To strengthen student writing, I use models and focus on key skills as students work on a given critical writing assignment. Revision is always encouraged and often required; at times, we use peer review in class as a revision tool, but most often, students polish their work based on my feedback, given in grading and in one-on-one meetings. Students also have ample opportunities to experiment in collaborative formats and in imaginative or creative tasks. Students write “partner papers” and even take “partner tests,” group creative projects are frequent, and we have assignments that invite mimetic writing or visual artwork that extends the student’s understanding of the written work we study.
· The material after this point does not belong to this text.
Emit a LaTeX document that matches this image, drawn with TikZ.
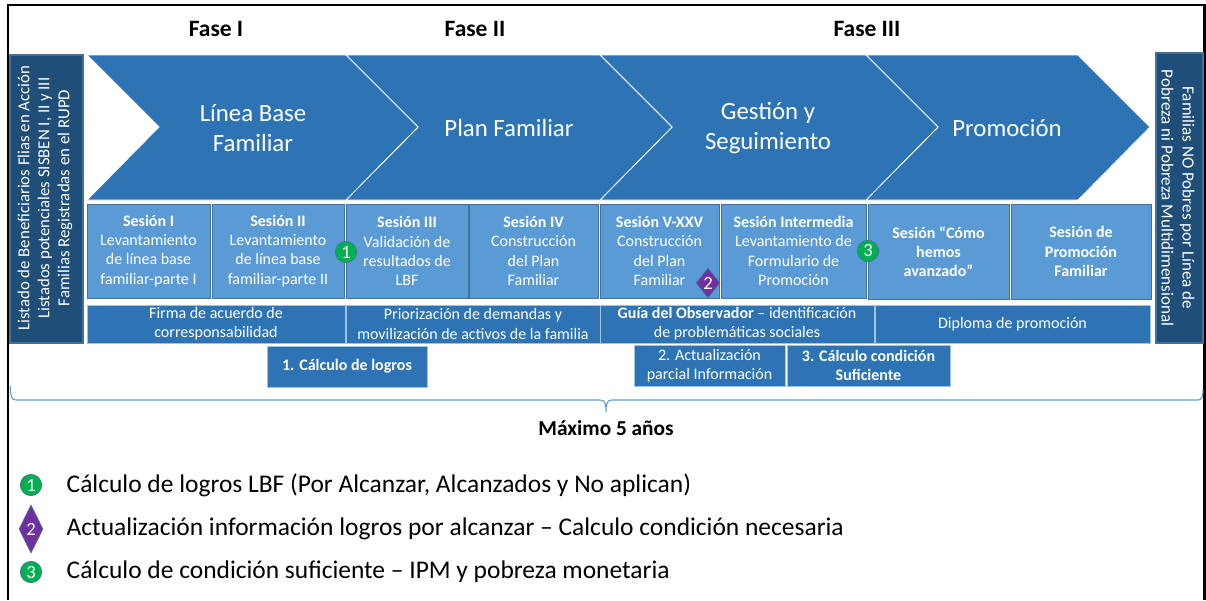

Grammar and usage are an element of writing, of course. In grammar instruction (especially in English 9), we use a “flipped instruction” model: students watch teacher-recorded video instruction as homework and do exercises; in class, we review these exercises, work on further practice materials (often in teams), and use team-based review games to marshal our students’ competitive spirits toward the good end of becoming more competent writers and editors.

My Favorite Project

My favorite annual project is the culminating project in English 9. After working to become informed and skilled as analysts of visual texts and then studying advertising in particular, students work in groups to develop an advertising campaign for a fictional product, using products and logos developed by graphic design. Ultimately, each group must “pitch” its campaign to the rest of the class.

What do you like best about teaching at Seven Hills?

At Seven Hills, I get to do work I love among students and fellow faculty members who are thoughtful, funny, interesting, and interested. I have always enjoyed the flexibility of my role and the school’s openness to faculty growth. Seven Hills is a family. The caring that my Upper School students show toward younger students is sincere and heartwarming.